--- Exercise goal ---
Reproduce, word for word, the span of lines starting at the line holding "Recreate this image" and ending at the line holding "y_min = 6 - (H". Omit every picture.

--- Record list ---
+--
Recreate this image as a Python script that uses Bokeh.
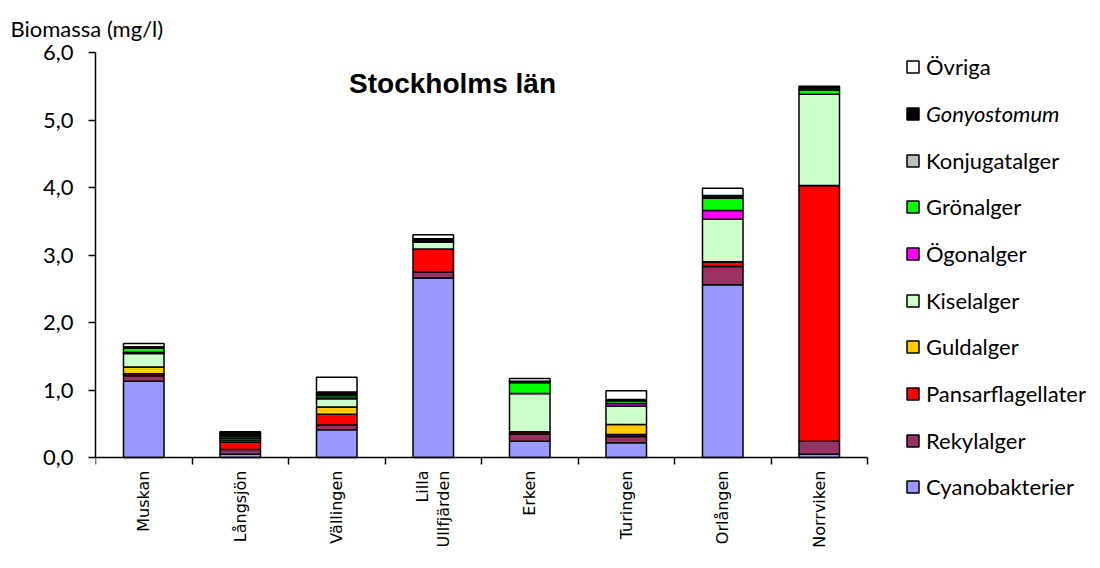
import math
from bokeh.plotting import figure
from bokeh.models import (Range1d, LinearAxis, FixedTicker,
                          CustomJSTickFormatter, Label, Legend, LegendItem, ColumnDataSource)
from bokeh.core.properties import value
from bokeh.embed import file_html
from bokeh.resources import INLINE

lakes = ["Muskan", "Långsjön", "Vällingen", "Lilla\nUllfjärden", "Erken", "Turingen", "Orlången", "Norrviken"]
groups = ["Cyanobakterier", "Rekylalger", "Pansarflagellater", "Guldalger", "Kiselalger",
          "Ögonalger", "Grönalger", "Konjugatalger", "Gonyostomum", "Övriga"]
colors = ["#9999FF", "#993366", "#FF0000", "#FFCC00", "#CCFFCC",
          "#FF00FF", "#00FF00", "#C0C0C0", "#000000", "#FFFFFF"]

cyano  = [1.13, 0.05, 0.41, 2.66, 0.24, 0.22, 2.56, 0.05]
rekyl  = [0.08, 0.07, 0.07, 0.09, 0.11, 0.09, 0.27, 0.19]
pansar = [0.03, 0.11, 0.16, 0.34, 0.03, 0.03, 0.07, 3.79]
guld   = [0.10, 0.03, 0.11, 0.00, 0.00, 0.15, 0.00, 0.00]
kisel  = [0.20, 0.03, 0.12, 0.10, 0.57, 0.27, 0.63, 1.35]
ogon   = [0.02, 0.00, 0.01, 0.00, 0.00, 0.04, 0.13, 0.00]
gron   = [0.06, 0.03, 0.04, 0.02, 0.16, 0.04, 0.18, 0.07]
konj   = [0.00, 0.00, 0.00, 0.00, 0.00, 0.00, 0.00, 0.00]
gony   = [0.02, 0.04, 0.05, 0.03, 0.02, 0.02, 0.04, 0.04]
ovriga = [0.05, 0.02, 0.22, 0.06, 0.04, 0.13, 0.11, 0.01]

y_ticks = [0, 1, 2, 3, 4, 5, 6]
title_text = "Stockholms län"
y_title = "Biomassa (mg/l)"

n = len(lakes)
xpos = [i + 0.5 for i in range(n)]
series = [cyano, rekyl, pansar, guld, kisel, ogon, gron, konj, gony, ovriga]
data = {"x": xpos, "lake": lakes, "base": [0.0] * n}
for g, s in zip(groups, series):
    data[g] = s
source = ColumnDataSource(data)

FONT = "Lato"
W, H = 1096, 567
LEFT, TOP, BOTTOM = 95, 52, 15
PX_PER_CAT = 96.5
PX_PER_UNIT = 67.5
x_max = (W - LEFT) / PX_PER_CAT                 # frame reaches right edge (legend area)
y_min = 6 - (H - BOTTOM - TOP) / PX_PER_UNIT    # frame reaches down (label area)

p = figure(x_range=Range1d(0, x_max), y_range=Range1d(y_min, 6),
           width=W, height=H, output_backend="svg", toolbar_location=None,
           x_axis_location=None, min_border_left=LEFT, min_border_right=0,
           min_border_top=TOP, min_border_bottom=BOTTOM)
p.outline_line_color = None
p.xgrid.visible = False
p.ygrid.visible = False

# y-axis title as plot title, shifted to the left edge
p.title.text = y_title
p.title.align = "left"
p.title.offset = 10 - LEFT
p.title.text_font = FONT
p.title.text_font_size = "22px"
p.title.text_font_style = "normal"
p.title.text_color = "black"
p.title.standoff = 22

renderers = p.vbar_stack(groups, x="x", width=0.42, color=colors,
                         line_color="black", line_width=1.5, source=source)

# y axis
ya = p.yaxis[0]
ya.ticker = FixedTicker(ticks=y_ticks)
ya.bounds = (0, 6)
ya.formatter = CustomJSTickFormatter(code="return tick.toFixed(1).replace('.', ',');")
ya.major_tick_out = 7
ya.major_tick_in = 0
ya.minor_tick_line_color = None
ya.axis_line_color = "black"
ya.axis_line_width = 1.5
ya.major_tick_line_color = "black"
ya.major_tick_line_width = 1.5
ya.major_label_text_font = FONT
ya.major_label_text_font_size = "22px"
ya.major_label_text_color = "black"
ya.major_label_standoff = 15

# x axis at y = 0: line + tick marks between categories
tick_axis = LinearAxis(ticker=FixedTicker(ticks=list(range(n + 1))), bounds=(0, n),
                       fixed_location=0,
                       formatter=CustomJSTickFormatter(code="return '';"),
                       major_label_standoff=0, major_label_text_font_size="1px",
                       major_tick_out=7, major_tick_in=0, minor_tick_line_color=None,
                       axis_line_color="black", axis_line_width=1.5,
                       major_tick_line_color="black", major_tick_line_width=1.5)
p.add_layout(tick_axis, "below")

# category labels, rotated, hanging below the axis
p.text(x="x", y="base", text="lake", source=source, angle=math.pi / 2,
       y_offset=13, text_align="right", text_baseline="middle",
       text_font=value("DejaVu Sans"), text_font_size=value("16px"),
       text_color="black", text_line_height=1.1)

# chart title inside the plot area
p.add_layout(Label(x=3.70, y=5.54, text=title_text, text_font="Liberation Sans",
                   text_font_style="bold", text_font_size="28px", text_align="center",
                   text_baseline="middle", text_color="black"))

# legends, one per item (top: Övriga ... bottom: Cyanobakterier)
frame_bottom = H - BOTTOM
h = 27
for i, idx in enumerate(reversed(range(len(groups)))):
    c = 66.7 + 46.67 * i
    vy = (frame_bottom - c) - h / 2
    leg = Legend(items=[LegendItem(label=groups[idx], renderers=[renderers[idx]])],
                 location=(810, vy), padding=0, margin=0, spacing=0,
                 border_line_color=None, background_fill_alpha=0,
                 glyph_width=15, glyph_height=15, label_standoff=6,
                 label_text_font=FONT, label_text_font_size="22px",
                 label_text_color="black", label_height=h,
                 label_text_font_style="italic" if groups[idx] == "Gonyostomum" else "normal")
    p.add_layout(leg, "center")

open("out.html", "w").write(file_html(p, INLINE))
+--
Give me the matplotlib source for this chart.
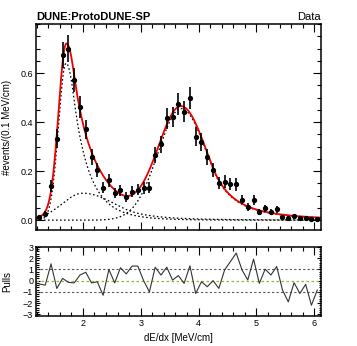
+--
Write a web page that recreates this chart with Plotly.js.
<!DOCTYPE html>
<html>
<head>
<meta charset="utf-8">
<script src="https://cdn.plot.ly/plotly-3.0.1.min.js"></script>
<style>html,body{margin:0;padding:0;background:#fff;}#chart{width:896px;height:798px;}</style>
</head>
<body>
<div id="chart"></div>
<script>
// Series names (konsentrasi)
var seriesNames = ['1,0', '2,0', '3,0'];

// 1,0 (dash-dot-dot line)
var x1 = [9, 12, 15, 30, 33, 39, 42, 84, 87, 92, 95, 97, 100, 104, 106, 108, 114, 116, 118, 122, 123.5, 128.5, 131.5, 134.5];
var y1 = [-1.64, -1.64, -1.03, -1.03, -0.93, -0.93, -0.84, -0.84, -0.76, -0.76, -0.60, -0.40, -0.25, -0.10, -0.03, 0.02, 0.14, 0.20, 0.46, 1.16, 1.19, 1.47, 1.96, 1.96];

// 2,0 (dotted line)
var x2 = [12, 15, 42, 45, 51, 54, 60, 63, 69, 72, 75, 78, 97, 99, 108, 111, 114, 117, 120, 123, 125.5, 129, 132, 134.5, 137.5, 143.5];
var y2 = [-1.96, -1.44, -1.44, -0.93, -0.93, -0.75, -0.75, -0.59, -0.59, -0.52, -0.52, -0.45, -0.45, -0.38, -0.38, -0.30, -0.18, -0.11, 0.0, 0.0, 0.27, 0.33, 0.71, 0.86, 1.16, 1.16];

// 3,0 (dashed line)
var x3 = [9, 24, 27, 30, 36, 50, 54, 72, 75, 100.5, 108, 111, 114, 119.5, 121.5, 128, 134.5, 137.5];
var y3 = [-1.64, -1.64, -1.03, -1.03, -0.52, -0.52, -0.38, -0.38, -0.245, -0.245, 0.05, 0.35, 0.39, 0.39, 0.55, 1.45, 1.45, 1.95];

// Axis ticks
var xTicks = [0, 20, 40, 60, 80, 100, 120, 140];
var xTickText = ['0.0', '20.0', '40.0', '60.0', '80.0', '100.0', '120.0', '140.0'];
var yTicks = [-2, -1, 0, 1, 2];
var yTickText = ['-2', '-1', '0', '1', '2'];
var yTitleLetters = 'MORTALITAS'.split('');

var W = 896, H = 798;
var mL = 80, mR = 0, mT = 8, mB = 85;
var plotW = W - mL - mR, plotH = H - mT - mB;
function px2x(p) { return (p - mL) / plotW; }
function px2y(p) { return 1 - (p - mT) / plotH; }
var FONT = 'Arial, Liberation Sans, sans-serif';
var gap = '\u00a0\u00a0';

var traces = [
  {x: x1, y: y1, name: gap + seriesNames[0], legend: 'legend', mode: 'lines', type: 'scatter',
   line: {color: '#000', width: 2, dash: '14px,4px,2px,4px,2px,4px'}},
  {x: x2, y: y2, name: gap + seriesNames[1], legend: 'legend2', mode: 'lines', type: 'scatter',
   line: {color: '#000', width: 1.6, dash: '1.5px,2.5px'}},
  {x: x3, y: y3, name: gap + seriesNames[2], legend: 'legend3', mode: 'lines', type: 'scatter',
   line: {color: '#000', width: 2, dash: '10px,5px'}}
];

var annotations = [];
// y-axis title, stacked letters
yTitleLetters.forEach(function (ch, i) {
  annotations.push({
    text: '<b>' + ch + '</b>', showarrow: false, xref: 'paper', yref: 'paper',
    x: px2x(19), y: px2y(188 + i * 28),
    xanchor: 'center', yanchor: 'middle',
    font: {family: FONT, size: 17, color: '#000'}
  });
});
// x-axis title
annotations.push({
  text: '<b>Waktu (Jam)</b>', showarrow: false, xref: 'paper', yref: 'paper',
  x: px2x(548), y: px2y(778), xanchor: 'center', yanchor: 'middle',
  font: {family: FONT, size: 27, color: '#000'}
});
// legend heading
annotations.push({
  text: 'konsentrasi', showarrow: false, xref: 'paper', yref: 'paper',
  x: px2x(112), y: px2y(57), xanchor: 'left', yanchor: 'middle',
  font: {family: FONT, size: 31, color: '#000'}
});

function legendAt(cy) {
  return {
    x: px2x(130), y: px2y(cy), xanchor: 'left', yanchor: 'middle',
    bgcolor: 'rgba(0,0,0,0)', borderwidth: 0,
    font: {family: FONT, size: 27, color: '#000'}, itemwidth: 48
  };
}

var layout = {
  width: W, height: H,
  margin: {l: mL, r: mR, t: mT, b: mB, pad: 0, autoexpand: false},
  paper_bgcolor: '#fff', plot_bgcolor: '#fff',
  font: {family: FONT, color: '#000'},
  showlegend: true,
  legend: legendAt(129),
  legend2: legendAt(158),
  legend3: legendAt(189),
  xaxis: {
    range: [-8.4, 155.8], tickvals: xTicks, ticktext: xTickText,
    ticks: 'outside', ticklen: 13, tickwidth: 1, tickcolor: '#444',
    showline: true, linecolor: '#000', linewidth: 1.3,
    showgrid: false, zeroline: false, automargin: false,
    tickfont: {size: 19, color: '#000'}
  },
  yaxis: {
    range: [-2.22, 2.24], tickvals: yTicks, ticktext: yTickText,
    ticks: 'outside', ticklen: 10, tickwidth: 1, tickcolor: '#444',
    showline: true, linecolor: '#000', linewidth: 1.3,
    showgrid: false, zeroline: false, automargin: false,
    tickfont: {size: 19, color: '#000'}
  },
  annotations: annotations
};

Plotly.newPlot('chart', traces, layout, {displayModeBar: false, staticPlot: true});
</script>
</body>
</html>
+--
--- Result for this task ---
Recreate this image as a Python script that uses Bokeh.
import math
from bokeh.plotting import figure
from bokeh.models import (Range1d, LinearAxis, FixedTicker,
                          CustomJSTickFormatter, Label, Legend, LegendItem, ColumnDataSource)
from bokeh.core.properties import value
from bokeh.embed import file_html
from bokeh.resources import INLINE

lakes = ["Muskan", "Långsjön", "Vällingen", "Lilla\nUllfjärden", "Erken", "Turingen", "Orlången", "Norrviken"]
groups = ["Cyanobakterier", "Rekylalger", "Pansarflagellater", "Guldalger", "Kiselalger",
          "Ögonalger", "Grönalger", "Konjugatalger", "Gonyostomum", "Övriga"]
colors = ["#9999FF", "#993366", "#FF0000", "#FFCC00", "#CCFFCC",
          "#FF00FF", "#00FF00", "#C0C0C0", "#000000", "#FFFFFF"]

cyano  = [1.13, 0.05, 0.41, 2.66, 0.24, 0.22, 2.56, 0.05]
rekyl  = [0.08, 0.07, 0.07, 0.09, 0.11, 0.09, 0.27, 0.19]
pansar = [0.03, 0.11, 0.16, 0.34, 0.03, 0.03, 0.07, 3.79]
guld   = [0.10, 0.03, 0.11, 0.00, 0.00, 0.15, 0.00, 0.00]
kisel  = [0.20, 0.03, 0.12, 0.10, 0.57, 0.27, 0.63, 1.35]
ogon   = [0.02, 0.00, 0.01, 0.00, 0.00, 0.04, 0.13, 0.00]
gron   = [0.06, 0.03, 0.04, 0.02, 0.16, 0.04, 0.18, 0.07]
konj   = [0.00, 0.00, 0.00, 0.00, 0.00, 0.00, 0.00, 0.00]
gony   = [0.02, 0.04, 0.05, 0.03, 0.02, 0.02, 0.04, 0.04]
ovriga = [0.05, 0.02, 0.22, 0.06, 0.04, 0.13, 0.11, 0.01]

y_ticks = [0, 1, 2, 3, 4, 5, 6]
title_text = "Stockholms län"
y_title = "Biomassa (mg/l)"

n = len(lakes)
xpos = [i + 0.5 for i in range(n)]
series = [cyano, rekyl, pansar, guld, kisel, ogon, gron, konj, gony, ovriga]
data = {"x": xpos, "lake": lakes, "base": [0.0] * n}
for g, s in zip(groups, series):
    data[g] = s
source = ColumnDataSource(data)

FONT = "Lato"
W, H = 1096, 567
LEFT, TOP, BOTTOM = 95, 52, 15
PX_PER_CAT = 96.5
PX_PER_UNIT = 67.5
x_max = (W - LEFT) / PX_PER_CAT                 # frame reaches right edge (legend area)
y_min = 6 - (H - BOTTOM - TOP) / PX_PER_UNIT    # frame reaches down (label area)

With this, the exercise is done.